Step 5: Make Latency Visible
Track the time between when findings are raised and when they are closed, segmented by identity type. Report it. When business and security leadership can see that a batch-user finding raised in January is still open in March, they can decide what to do about that. When the metric is invisible, there is no pressure to change the underlying process.
6. Assess Regularly
Access governance cannot be a once-a-year exercise driven only by audit calendars. SAP environments change continuously through new projects, integrations, role updates, automation changes, support fixes, and business restructuring. If assessments are infrequent, privilege creep and ownership gaps return faster than most organizations realize.

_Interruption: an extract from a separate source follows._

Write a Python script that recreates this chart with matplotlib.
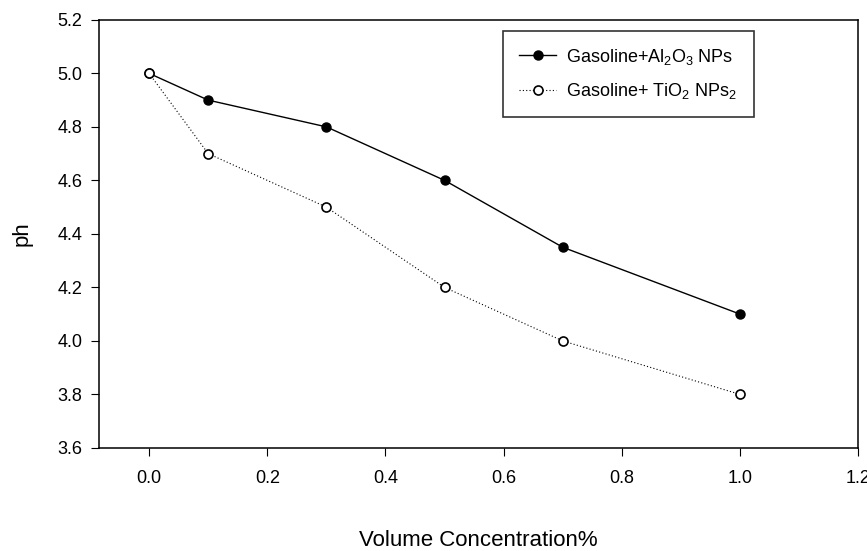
import matplotlib
matplotlib.use("Agg")
from matplotlib import pyplot as plt

plt.rcParams['font.family'] = ['Liberation Sans', 'DejaVu Sans']
plt.rcParams['mathtext.fontset'] = 'custom'
plt.rcParams['mathtext.rm'] = 'Liberation Sans'
plt.rcParams['mathtext.it'] = 'Liberation Sans'

conc = [0.0, 0.1, 0.3, 0.5, 0.7, 1.0]
ph_al2o3 = [5.0, 4.9, 4.8, 4.6, 4.35, 4.1]
ph_tio2 = [5.0, 4.7, 4.5, 4.2, 4.0, 3.8]

xticks = [0.0, 0.2, 0.4, 0.6, 0.8, 1.0, 1.2]
yticks = [3.6, 3.8, 4.0, 4.2, 4.4, 4.6, 4.8, 5.0, 5.2]

fig = plt.figure(figsize=(8.67, 5.51), dpi=100)
ax = fig.add_axes([0.114, 0.187, 0.876, 0.777])

ax.plot(conc, ph_al2o3, color="black", lw=1, marker="o", ms=6.5,
        mfc="black", mec="black", label="Gasoline+Al$_2$O$_3$ NPs")
ax.plot(conc, ph_tio2, color="black", lw=0.8, ls=(0, (1, 2)), marker="o", ms=6.5,
        mfc="white", mec="black", mew=1.2, label="Gasoline+ TiO$_2$ NPs$_2$")

ax.set_xlim(-0.085, 1.2)
ax.set_ylim(3.6, 5.2)
ax.set_xticks(xticks)
ax.set_xticklabels(["%.1f" % v for v in xticks])
ax.set_yticks(yticks)
ax.set_yticklabels(["%.1f" % v for v in yticks])
ax.tick_params(direction="out", length=6, labelsize=13, top=False, right=False)
ax.tick_params(axis="x", pad=10)
ax.tick_params(axis="y", pad=6)
for s in ax.spines.values():
    s.set_linewidth(1.1)

ax.set_xlabel("Volume Concentration%", fontsize=16, labelpad=31)
ax.set_ylabel("ph", fontsize=16, labelpad=18)

leg = ax.legend(loc="upper right", bbox_to_anchor=(0.862, 0.975), fontsize=13,
                frameon=True, fancybox=False, edgecolor="black",
                handlelength=2.0, handletextpad=0.6, borderpad=0.9,
                labelspacing=0.8, borderaxespad=0)
leg.get_frame().set_linewidth(1.2)

fig.savefig("out.png", dpi=100)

Establish a recurring review cadence for human and non-human identities, high-risk roles, shared technical users, SoD conflicts, and dormant access. Quarterly risk assessments for critical areas and continuous monitoring for sensitive identities create a far stronger control posture than periodic cleanups. Regular assessment turns access governance from reactive remediation into an ongoing discipline.
Final Perspective
Most SAP access issues are not caused by malicious intent or obvious negligence. They emerge from sensible short-term decisions repeated across years of projects, upgrades, integrations, and operational pressure.
That is why mature access governance must evolve beyond role matrices and periodic reviews. It must address how privileges accumulate, how technical identities drift, and how remediation delays turn known risks into permanent exposure.
The strongest starting point is simple: review your non-human identities before your next audit does.